Colleagues and students cite Dr. Jean Andino as an exemplar of the goals of the SHPE Educator of the Year award. Her efforts to educate, inspire and promote Hispanic learners are broad, deep and impactful. A tenured faculty member in the Chemical Engineering and Civil, Environmental and Sustainable Engineering programs at Arizona State University, Andino’s research focuses on chemical kinetics and mechanisms as applied to air quality and energy hemes. She has obtained more than $17 million in external funding and holds a patent for a new technology for carbon dioxide control. She is a Barrett Honors Faculty and Senior Sustainability Scholar, and one of only 15 U.S.-born Latinas in engineering faculty positions in the country.
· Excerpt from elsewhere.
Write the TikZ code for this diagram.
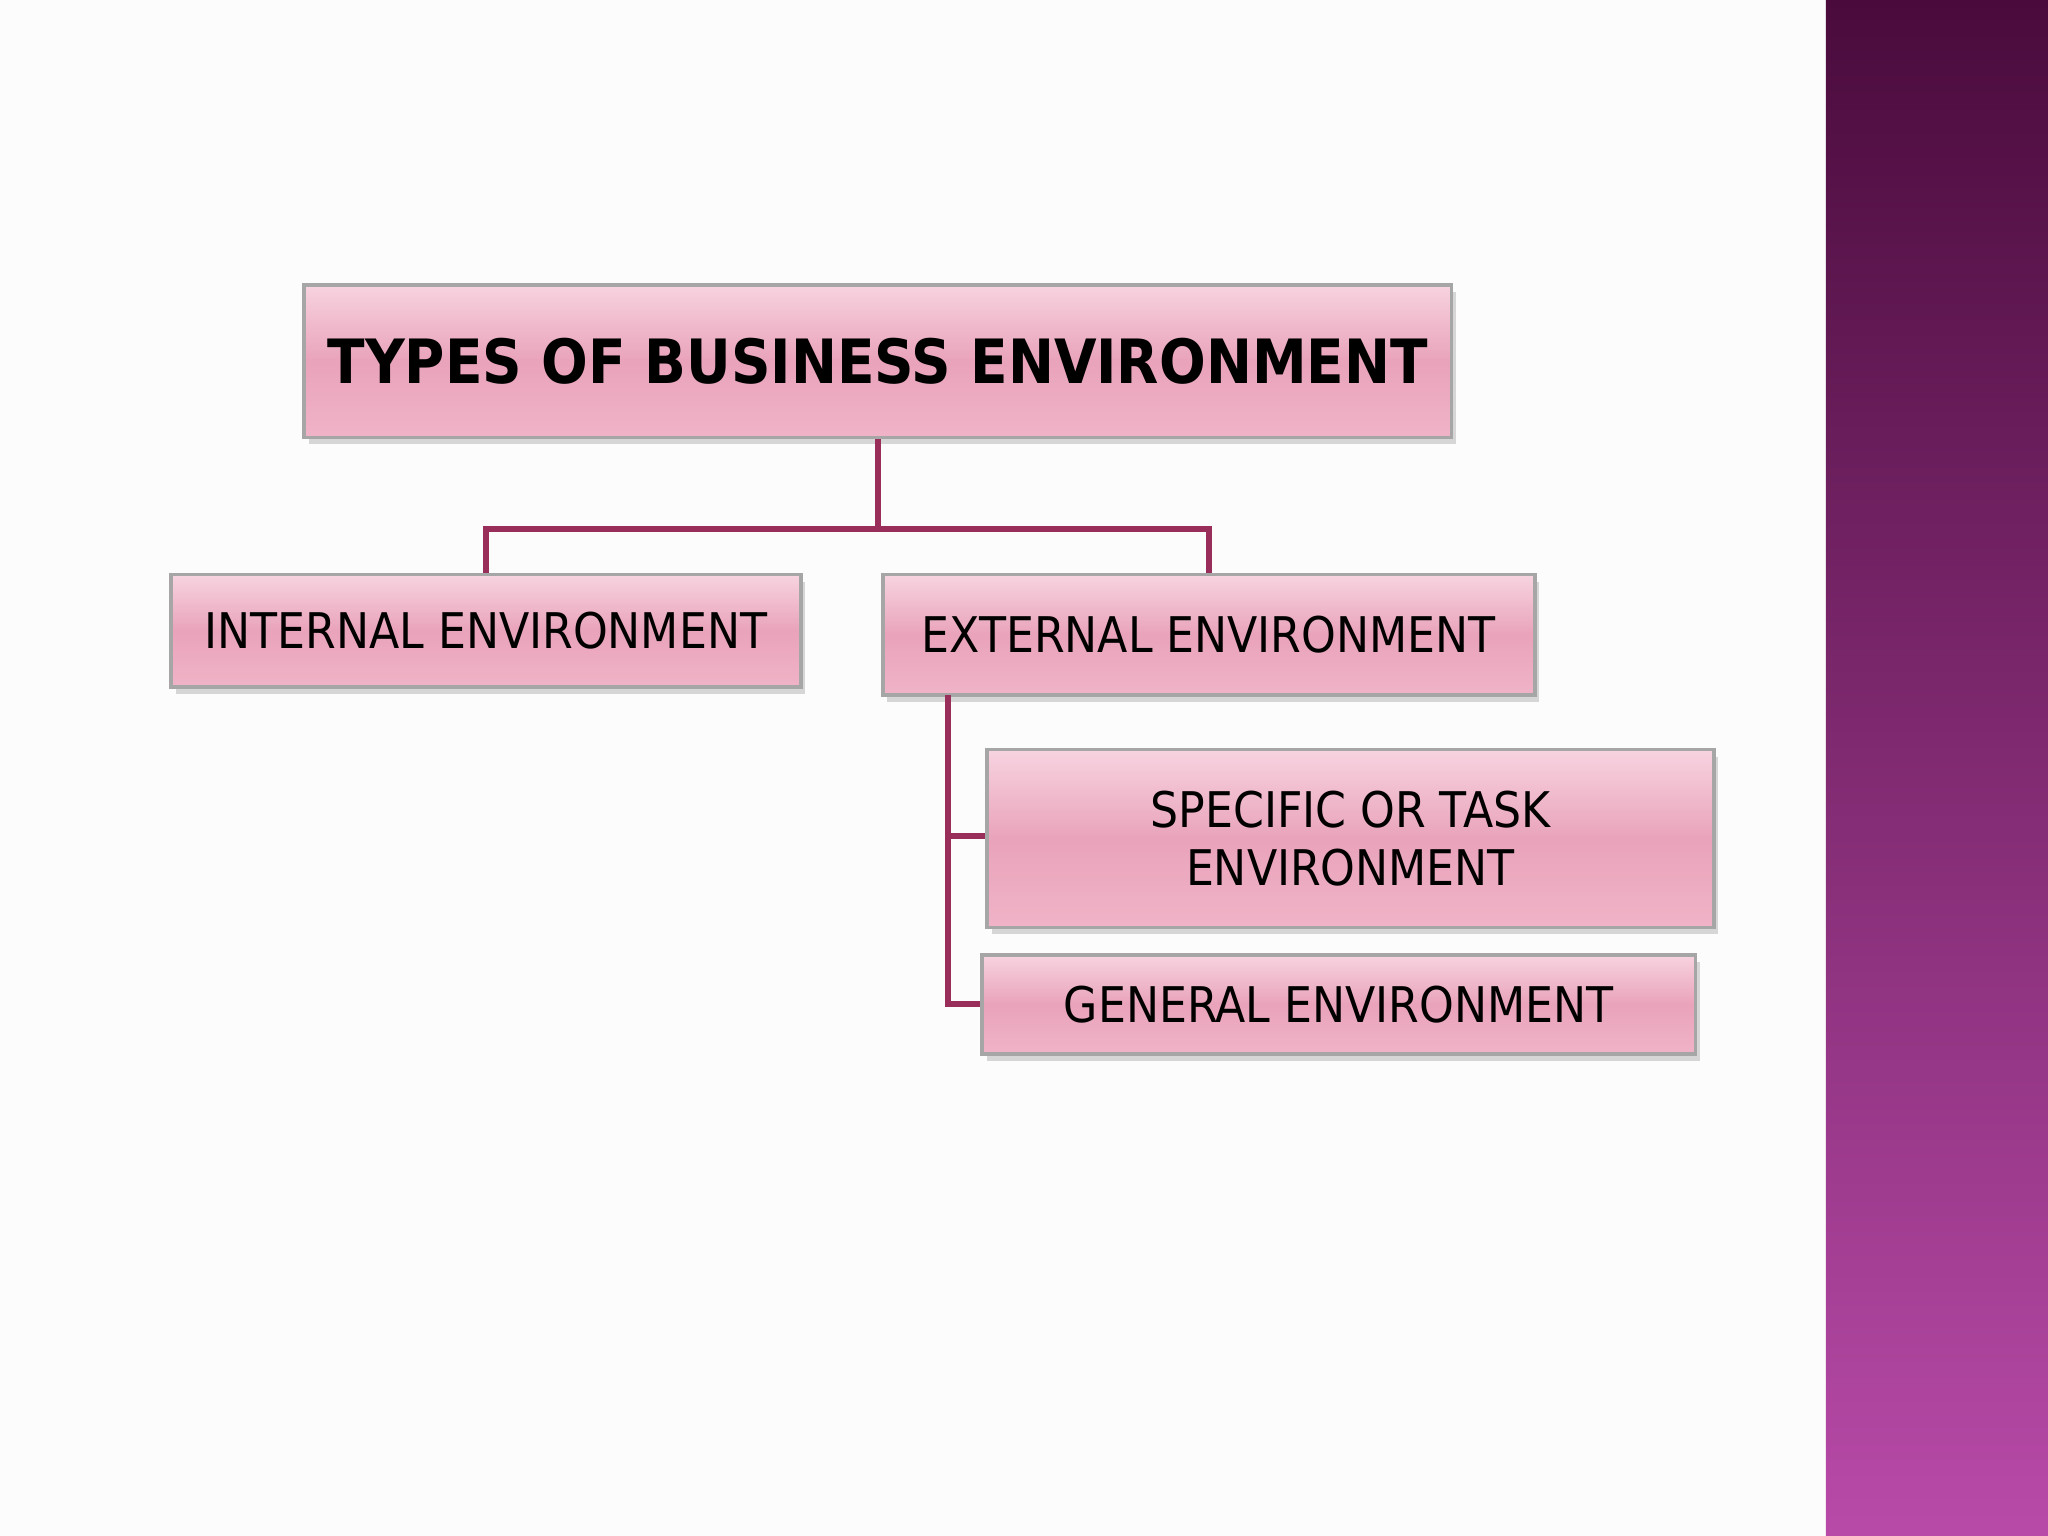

Andino serves as co-director of the Western Alliance for Expanding Student Opportunities (WAESO) Louis Stokes Alliance for Minority Participation. The program is funded by a multi-million-dollar grant Photo to come from the National Science Foundation to expand opportunities for under-represented undergraduate students to engage in meaningful research and continue to graduate school. She served as leader of the Graduate Institute Committee for the SHPE national conference in 2016 and secured sponsorship from her institution. “Professor Andino is innovative in her classroom teaching, and supportive of students to the successful conclusion of their research and movement into graduate programs,” says Antonio Garcia, Ph.D., co-director of WAESO and ASU Foundation Professor of Bioengineering. “She has inspired students through her captivating personal story, her leadership abilities, and the significance of her elite status as an excellent Latina role model.” Andino earned her B.S. in engineering sciences and her Ph.D. in chemical engineering from the California Institute of Technology. She was a professor in the Environmental Engineering Sciences department at the University of Florida before joining ASU. She received a Fulbright U.S. Scholar award in renewable energy to work with faculty and researchers at the Universidad Tecnológica de Panama. She also has been honored with the NSF CAREER Award.

Young Investigator Award
High-Speed Acoustic Bridge Deck Scanning: A journey

Professor Brian Mazzeo

Through his research into non-destructive testing of concrete bridge decks, Brian Mazzeo, an associate professor in electrical and computer engineering at Brigham Young University, is helping to make bridges safer while decreasing the costs and lasting impacts of testing. Indeed, the traffic control and road closure costs of bridge testing are often more costly than the inspection itself. In the course of his work, Mazzeo has experimented with acoustic methods, sonar methods, water droplets, paintballs, airsoft pellets, and even ice in an attempt to excite defects quickly and repeatedly enough for deployment at high speeds. In the past year, however, studying how metallic objects rebound from impacts on concrete surfaces, Mazzeo discovered that tire chains could be used to scan bridge decks and interpret acoustic signals associated with defects in concrete. He demonstrated the technology in the field by scanning 22 bridge decks in three hours, demonstrating both the utility and the order of magnitude improvement over other methods. He received the 2017 American Society for Nondestructive Testing Fellowship Award for his work. “No other research team has ever performed impact-echo testing without any stationary traffic control equipment at all,” says W. Spencer Guthrie, Ph.D., professor in the Department of Civil and Environmental Engineering and Director of the Highway Materials Laboratory at BYU. “I believe this new method will change the state of the practice, leading to the obsolescence of chain-drag surveys within a short time.” Mazzeo also conducts research assessing the electrical and ionic properties of lithium-ion battery films. Over the course of his relatively short research career, Mazzeo has amassed nine U.S. patents, with more pending; 64 conference presentations; and 26 archival journal articles. A Life Member of SHPE, he serves as an advisor to the SHPE chapter at Brigham Young University and has served on the SHPE Faculty Development Institute Organizing Committee. He maintained a perfect GPA while pursuing his undergraduate career at the Massachusetts Institute of Technology. As a Marshall Scholar, Mazzeo earned Ph.D. in engineering from King’s College, University of Cambridge in the United Kingdom.